Tuesday, February 12, 2013

i am thankful


 I am struggling as we wait on a court date. I decided I need to write out what I'm thankful for so I can stop dwelling on the negative.

1. WE HAVE A REFERRAL. My goodness, I know there are people STILL waiting for one that have now passed how long we waited. I can't even imagine.
2. She's beautiful, amazing and perfect. More than we ever hoped for or imagined.
3. Judah is constantly talking to me, wanting to play with me, wanting to help me. At times, it drives me batty, but I'm thankful that he loves me. I want to enjoy him as much as I can before Evie comes home and he starts kindergarten.
4. Jason is a rock. Internally, he is probably as nutty as I am but he sure does a great job of keeping it together for me.
5. Elijah is turning into a young man right before my eyes. I am so proud of the sensitive, compassionate, caring boy that he is.
6. My mother-in-law and I got to attend an adoption Mothers-to-Be tea on Saturday. It was nice to be honored and I enjoyed being with her.
7. We took my in-laws to an Ethiopian restaurant on Saturday night. The food was amazing. Just being around Ethiopians and the food made me feel closer to our baby girl.
8. God is good. It is hard to say that right now but I know it's true. He is stretching and growing me every single day on this journey. I pray I come out on the other side looking more like Him.
9. With the delay, it seems my mom will be back from Romania in time to be here when we bring Evie home. I am thankful for that.
10. New babies. There is something about a new baby that just represents hope and a fresh start. I was so happy to celebrate with my sweet friend Ashley on the birth of her baby boy Spencer last week.


2 comments:

Jeremiah and Kortny said...

I saw your blog linked to my friend's blog and I just had to comment. We are in the EXACT SAME stage that you are in right now. However, we just learned that the first court date is not until March 19. We won't find out our court date until after that. I KNOW how you are feeling and it's awful. I want to be with my son, just like you want to be with your daughter. Praying that you hear good news soon!
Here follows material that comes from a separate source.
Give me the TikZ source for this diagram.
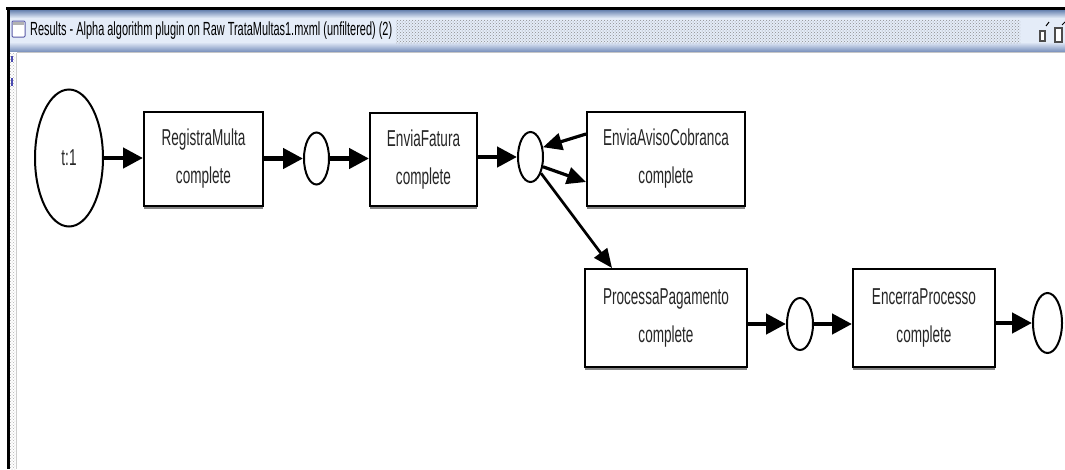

Just know that there is someone else who understands EXACTLY how you are feeling right now!!:)

Rachel said...

I'm a random blog stalker, but wanted to encourage you. My wait between referral and court (back in 2011) was over five months and it was brutal. Nothing made it okay. You just get through it, and thankfully once Evi (Everly) was home I mostly forgot about the agony of the wait. Hang in there!